→ **YOUR OBJECTIVE**: Starting at the first line of the entries, extract each line up to and including the one that contains "x_ticks = [0, 50, 100, 150]", but leave out the pictures.

Charts and diagrams as code

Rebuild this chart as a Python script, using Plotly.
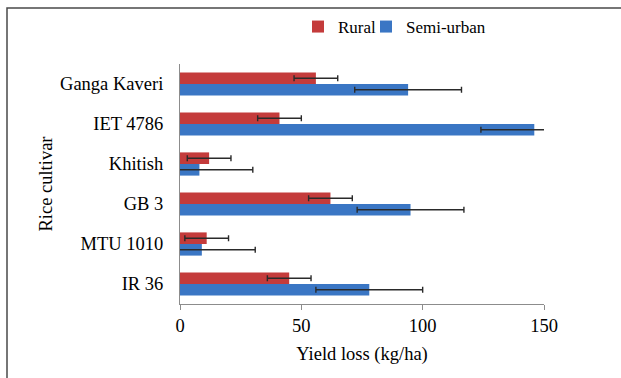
import plotly.graph_objects as go

# Rice cultivars, top to bottom
cultivars = ["Ganga Kaveri", "IET 4786", "Khitish", "GB 3", "MTU 1010", "IR 36"]

# Yield loss (kg/ha) and error margins
rural = [56, 41, 12, 62, 11, 45]
rural_err = [9, 9, 9, 9, 9, 9]
semi_urban = [94, 146, 8, 95, 9, 78]
semi_urban_err = [22, 22, 22, 22, 22, 22]

x_ticks = [0, 50, 100, 150]

FONT = "Liberation Serif, Times New Roman, serif"
FS = 18.5
LEG_FS = 17
RED = "#C43B3B"
BLUE = "#3A76C4"
ERR = "#2a2a2a"

W, H = 621, 378
L, R, T, B = 180, 77, 64, 74

fig = go.Figure()
fig.add_trace(go.Bar(
    name="Rural", y=cultivars, x=rural, orientation="h",
    marker=dict(color=RED, line=dict(width=0)),
    error_x=dict(type="data", array=rural_err, color=ERR, thickness=1.4, width=3),
    legend="legend",
))
fig.add_trace(go.Bar(
    name="Semi-urban", y=cultivars, x=semi_urban, orientation="h",
    marker=dict(color=BLUE, line=dict(width=0)),
    error_x=dict(type="data", array=semi_urban_err, color=ERR, thickness=1.4, width=3),
    legend="legend2",
))

pw = W - L - R
ph = H - T - B

# Outer frame around the chart
fig.add_shape(
    type="rect", xref="paper", yref="paper",
    x0=(7 - L) / pw, x1=(W + 10 - L) / pw,
    y0=-(H + 10 - T - ph) / ph, y1=(T + ph - 8) / ph,
    line=dict(color="#4a4a4a", width=1.5), fillcolor="rgba(0,0,0,0)", layer="below",
)

legend_style = dict(
    orientation="h", xanchor="left", yanchor="middle",
    y=(T + ph - 27) / ph,
    font=dict(family=FONT, size=LEG_FS, color="black"),
    itemwidth=30, bgcolor="rgba(0,0,0,0)",
)

fig.update_layout(
    width=W, height=H,
    margin=dict(l=L, r=R, t=T, b=B, autoexpand=False),
    paper_bgcolor="white", plot_bgcolor="white",
    barmode="group", bargap=0.42, bargroupgap=0,
    font=dict(family=FONT, size=FS, color="black"),
    showlegend=True,
    legend=dict(x=(298 - L) / pw, **legend_style),
    legend2=dict(x=(366 - L) / pw, **legend_style),
    xaxis=dict(
        range=[0, 150], tickvals=x_ticks, ticktext=[str(v) for v in x_ticks],
        showline=True, linecolor="#8c8c8c", linewidth=1,
        ticks="outside", ticklen=5, tickcolor="#8c8c8c",
        showgrid=False, zeroline=False,
        tickfont=dict(family=FONT, size=FS),
        title=dict(text="Yield loss (kg/ha)", font=dict(family=FONT, size=FS), standoff=11),
        fixedrange=True,
    ),
    yaxis=dict(
        autorange="reversed",
        showline=True, linecolor="#8c8c8c", linewidth=1,
        ticks="", showgrid=False, zeroline=False,
        tickfont=dict(family=FONT, size=FS),
        ticklabelstandoff=12,
        title=dict(text="Rice cultivar", font=dict(family=FONT, size=FS), standoff=2),
        fixedrange=True,
    ),
)

fig.write_html("out.html", config={"displayModeBar": False})
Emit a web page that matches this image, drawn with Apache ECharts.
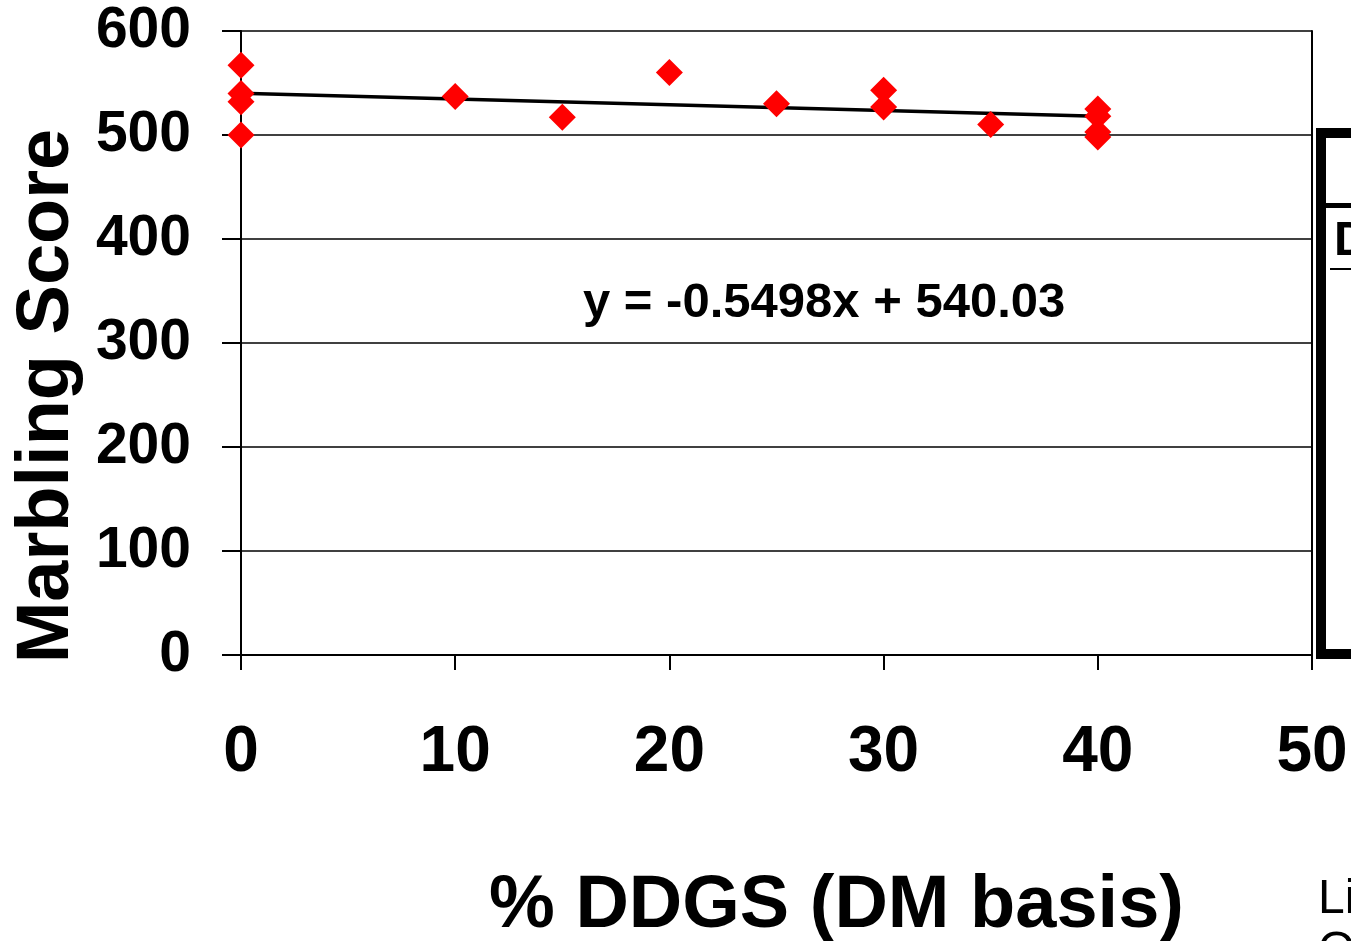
<!DOCTYPE html>
<html>
<head>
<meta charset="utf-8">
<script src="https://cdn.jsdelivr.net/npm/echarts@6/dist/echarts.min.js"></script>
<style>
html,body{margin:0;padding:0;background:#fff;}
#c{width:1351px;height:941px;}
</style>
</head>
<body>
<div id="c"></div>
<script>
// Data
var ddgsPct = [0, 0, 0, 0, 10, 15, 20, 25, 30, 30, 35, 40, 40, 40, 40];
var marbling = [567, 540, 532, 500, 537, 517, 560, 530, 543, 527, 510, 525, 518, 503, 498];
var trendX = [0, 40];
var trendY = [540.03, 518.04];
var yTicks = [0, 100, 200, 300, 400, 500, 600];
var xTicks = [0, 10, 20, 30, 40, 50];
var equationText = 'y = -0.5498x + 540.03';
var xTitle = '% DDGS (DM basis)';
var yTitle = 'Marbling Score';

var chart = echarts.init(document.getElementById('c'), null, {renderer: 'canvas'});
var font = 'Liberation Sans, Arial, sans-serif';
var scatterData = ddgsPct.map(function (x, i) { return [x, marbling[i]]; });
var trendData = trendX.map(function (x, i) { return [x, trendY[i]]; });

chart.setOption({
  backgroundColor: '#ffffff',
  animation: false,
  grid: {left: 241, right: 39, top: 31, bottom: 286, containLabel: false, outerBoundsMode: 'none'},
  xAxis: {
    type: 'value', min: 0, max: 50, interval: 10,
    axisLine: {show: true, onZero: false, lineStyle: {color: '#000', width: 2}},
    axisTick: {show: true, length: 15, lineStyle: {color: '#000', width: 2}},
    splitLine: {show: false},
    axisLabel: {margin: 66, fontSize: 64, fontWeight: 'bold', fontFamily: font, color: '#000', hideOverlap: false},
    name: xTitle, nameLocation: 'middle', nameGap: 215,
    nameTextStyle: {fontSize: 74, fontWeight: 'bold', fontFamily: font, color: '#000', padding: [0, 0, 0, 120]}
  },
  yAxis: [{
    type: 'value', min: 0, max: 600, interval: 100,
    axisLine: {show: true, onZero: false, lineStyle: {color: '#000', width: 2}},
    axisTick: {show: true, length: 19, lineStyle: {color: '#000', width: 2}},
    splitLine: {show: true, lineStyle: {color: '#000', width: 1.5}},
    axisLabel: {margin: 50, fontSize: 57, fontWeight: 'bold', fontFamily: font, color: '#000'},
    name: yTitle, nameLocation: 'middle', nameGap: 156, nameRotate: 90,
    nameTextStyle: {fontSize: 74, fontWeight: 'bold', fontFamily: font, color: '#000', padding: [0, 106, 0, 0]}
  }, {
    type: 'value', min: 0, max: 600, interval: 100, position: 'right',
    axisLine: {show: true, onZero: false, lineStyle: {color: '#000', width: 2}},
    axisTick: {show: false}, axisLabel: {show: false}, splitLine: {show: false}
  }],
  series: [{
    type: 'line', data: trendData, symbol: 'none',
    lineStyle: {color: '#000', width: 3.5}, z: 3
  }, {
    type: 'scatter', data: scatterData, symbol: 'diamond', symbolSize: 27,
    itemStyle: {color: '#ff0000', opacity: 1}, z: 4
  }],
  graphic: [
    {type: 'text', left: 583, top: 279, style: {text: equationText, font: 'bold 49px ' + font, fill: '#000'}},
    {type: 'rect', shape: {x: 1321, y: 133, width: 120, height: 521}, style: {fill: 'none', stroke: '#000', lineWidth: 10}},
    {type: 'rect', shape: {x: 1326, y: 203, width: 40, height: 5}, style: {fill: '#000'}},
    {type: 'rect', shape: {x: 1330, y: 268, width: 30, height: 2}, style: {fill: '#000'}},
    {type: 'text', left: 1334, top: 218, style: {text: 'D', font: 'bold 48px ' + font, fill: '#000'}},
    {type: 'text', left: 1318, top: 874, style: {text: 'Li\nO', font: '48px ' + font, lineHeight: 52, fill: '#000'}}
  ]
});
</script>
</body>
</html>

→ **TASK OUTPUT**:
Rebuild this chart as a Python script, using Plotly.
import plotly.graph_objects as go

# Rice cultivars, top to bottom
cultivars = ["Ganga Kaveri", "IET 4786", "Khitish", "GB 3", "MTU 1010", "IR 36"]

# Yield loss (kg/ha) and error margins
rural = [56, 41, 12, 62, 11, 45]
rural_err = [9, 9, 9, 9, 9, 9]
semi_urban = [94, 146, 8, 95, 9, 78]
semi_urban_err = [22, 22, 22, 22, 22, 22]

x_ticks = [0, 50, 100, 150]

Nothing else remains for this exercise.